Simulated Author's Rebuttal

1 responses · 0 unresolved

We thank the referee for their constructive feedback on our case study manuscript. We address the major comment below.

read point-by-point responses
  1. Referee: [Abstract] Abstract: the reported superiority of the pattern submodel approach (in-sample AUC = 0.73 when components are used separately) rests on a performance drop to 0.63 under cross-validation; with only 1000 patients total, the fragmentation of data across distinct missingness patterns necessarily produces small subgroups for each submodel, raising the risk that the in-sample gain reflects overfitting rather than stable signal.

    Authors: We agree that the in-sample AUC of 0.73 for pattern submodels carries a risk of reflecting overfitting given the fragmentation into missingness-pattern subgroups within a sample of 1000 patients. The manuscript already reports the cross-validated AUC of 0.63 for this approach and notes in the abstract that it 'did not cross-validate as well,' with performance comparable to summary measures (AUC 0.64). We do not claim overall superiority for the pattern-submodel method. To address the concern directly, we will revise the abstract to emphasize that cross-validated performance was similar across approaches and add a brief description of the observed missingness patterns and their sample sizes in the results section so readers can evaluate subgroup sizes. revision: partial

Circularity Check

0 steps flagged

No circularity: empirical case study with standard model fitting and evaluation

full rationale

This is a purely empirical case study that fits logistic regression and random forest models to predict hospitalization from ALI components (or summaries) on 1000 patients, then reports AUC on in-sample data and cross-validation. No derivation chain, uniqueness theorem, ansatz, or mathematical prediction is claimed; performance metrics are computed directly from fitted models on the observed data splits. The pattern-submodel comparison is a standard missing-data handling technique evaluated via cross-validation, with no reduction of outputs to inputs by construction. Self-citations are absent from the load-bearing claims.

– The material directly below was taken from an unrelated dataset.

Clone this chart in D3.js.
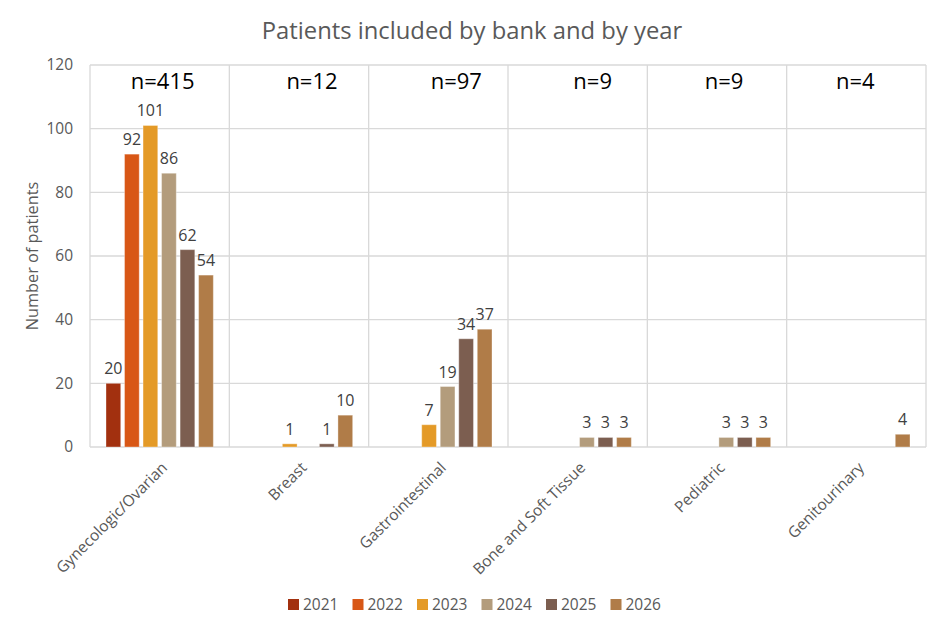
<!DOCTYPE html>
<html>
<head>
<meta charset="utf-8">
<script src="https://cdn.jsdelivr.net/npm/d3@7"></script>
<style>
  body { margin: 0; background: #fff; }
  text { font-family: "Open Sans", "Liberation Sans", sans-serif; }
</style>
</head>
<body>
<svg id="chart" width="943" height="628"></svg>
<script>
// chart data
const banks = ['Gynecologic/Ovarian', 'Breast', 'Gastrointestinal', 'Bone and Soft Tissue', 'Pediatric', 'Genitourinary']
const years = ['2021', '2022', '2023', '2024', '2025', '2026']
const totals = ['n=415', 'n=12', 'n=97', 'n=9', 'n=9', 'n=4']
const v2021 = [20, 0, 0, 0, 0, 0]
const v2022 = [92, 0, 0, 0, 0, 0]
const v2023 = [101, 1, 7, 0, 0, 0]
const v2024 = [86, 0, 19, 3, 3, 0]
const v2025 = [62, 1, 34, 3, 3, 0]
const v2026 = [54, 10, 37, 3, 3, 4]
const yTicks = [0, 20, 40, 60, 80, 100, 120]

const series = [v2021, v2022, v2023, v2024, v2025, v2026]
const colors = ['#A2300F', '#D85716', '#E49A27', '#B39C7C', '#7C5E50', '#B07C48']

const svg = d3.select('#chart')
const m = {left: 90, right: 17, top: 65, bottom: 181}
const W = 943, H = 628
const iw = W - m.left - m.right, ih = H - m.top - m.bottom

const x = d3.scaleBand().domain(banks).range([m.left, m.left + iw])
const xi = d3.scaleBand().domain(years)
  .range([16, x.bandwidth() - 16]).paddingInner(0.205)
const y = d3.scaleLinear().domain([0, 120]).range([m.top + ih, m.top])

// gridlines
svg.append('g')
  .selectAll('line')
  .data(yTicks)
  .enter()
  .append('line')
  .attr('x1', m.left).attr('x2', m.left + iw)
  .attr('y1', d => y(d)).attr('y2', d => y(d))
  .attr('stroke', '#d9d9d9').attr('stroke-width', 1.3)

svg.append('g')
  .selectAll('line')
  .data(banks.concat(['end']))
  .enter()
  .append('line')
  .attr('x1', (d, i) => m.left + i * x.bandwidth())
  .attr('x2', (d, i) => m.left + i * x.bandwidth())
  .attr('y1', m.top).attr('y2', m.top + ih)
  .attr('stroke', '#d9d9d9').attr('stroke-width', 1.3)

// y axis labels
const yAxis = svg.append('g')
  .attr('transform', `translate(${m.left - 14},0)`)
  .call(d3.axisLeft(y).tickValues(yTicks).tickSize(0))
yAxis.select('.domain').remove()
yAxis.selectAll('text')
  .attr('font-size', 15.5).attr('fill', '#595959')
  .attr('font-family', '"Open Sans", sans-serif')

// x axis labels
svg.append('g')
  .selectAll('text')
  .data(banks)
  .enter()
  .append('text')
  .attr('transform', d => `translate(${x(d) + x.bandwidth() / 2 + 1},${m.top + ih + 14}) rotate(-45)`)
  .attr('text-anchor', 'end')
  .attr('dy', '0.7em')
  .attr('font-size', 15.5)
  .attr('fill', '#595959')
  .text(d => d)

// bars
const groups = svg.append('g')
  .selectAll('g')
  .data(series)
  .enter()
  .append('g')
  .attr('fill', (d, i) => colors[i])

groups.selectAll('rect')
  .data((d, i) => d.map((v, j) => ({bank: banks[j], year: years[i], v: v})))
  .enter()
  .append('rect')
  .attr('x', d => x(d.bank) + xi(d.year))
  .attr('width', xi.bandwidth())
  .attr('y', d => y(d.v))
  .attr('height', d => y(0) - y(d.v))
  .attr('stroke', 'rgba(255,255,255,0.35)')
  .attr('stroke-width', 1)

// value labels (zeros are not shown)
groups.selectAll('text')
  .data((d, i) => d.map((v, j) => ({bank: banks[j], year: years[i], v: v})).filter(d => d.v > 0))
  .enter()
  .append('text')
  .attr('x', d => x(d.bank) + xi(d.year) + xi.bandwidth() / 2)
  .attr('y', d => y(d.v) - 9)
  .attr('text-anchor', 'middle')
  .attr('font-size', 16)
  .attr('fill', '#404040')
  .text(d => d.v)

// n= totals
const nShift = [3, 13, 18, 15, 7, -1]
svg.append('g')
  .selectAll('text')
  .data(totals)
  .enter()
  .append('text')
  .attr('x', (d, i) => x(banks[i]) + x.bandwidth() / 2 + nShift[i])
  .attr('y', 89)
  .attr('text-anchor', 'middle')
  .attr('font-size', 22)
  .attr('fill', '#000')
  .attr('font-family', '"Liberation Sans Narrow", "DejaVu Sans Condensed", "Liberation Sans", sans-serif')
  .text(d => d)

// title
svg.append('text')
  .attr('x', 472).attr('y', 39)
  .attr('text-anchor', 'middle')
  .attr('font-size', 23.8)
  .attr('fill', '#595959')
  .text('Patients included by bank and by year')

// y title
svg.append('text')
  .attr('transform', `translate(38,${m.top + ih / 2}) rotate(-90)`)
  .attr('text-anchor', 'middle')
  .attr('font-size', 16.3)
  .attr('fill', '#595959')
  .text('Number of patients')

// legend
const legend = svg.append('g')
  .selectAll('g')
  .data(years)
  .enter()
  .append('g')
  .attr('transform', (d, i) => `translate(${288 + i * 64.5},599)`)
legend.append('rect')
  .attr('width', 11).attr('height', 11)
  .attr('fill', (d, i) => colors[i])
legend.append('text')
  .attr('x', 15).attr('y', 11)
  .attr('font-size', 15.5)
  .attr('fill', '#595959')
  .text(d => d)
</script>
</body>
</html>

The analysis is self-contained against external benchmarks (AUC on held-out folds) and does not invoke any of the enumerated circularity patterns.

Axiom & Free-Parameter Ledger

0 free parameters · 1 axioms · 0 invented entities

The central claim rests on standard domain assumptions about the validity of ALI components and the representativeness of a single-site EHR sample; no free parameters or invented entities are introduced beyond ordinary regression coefficients.

axioms (1)
  • domain assumption The ten ALI components validly capture body-system stress and can be treated as observed or missing at random conditional on observed covariates.
    Invoked when the paper treats missing components as fillable via summary or pattern methods without further validation.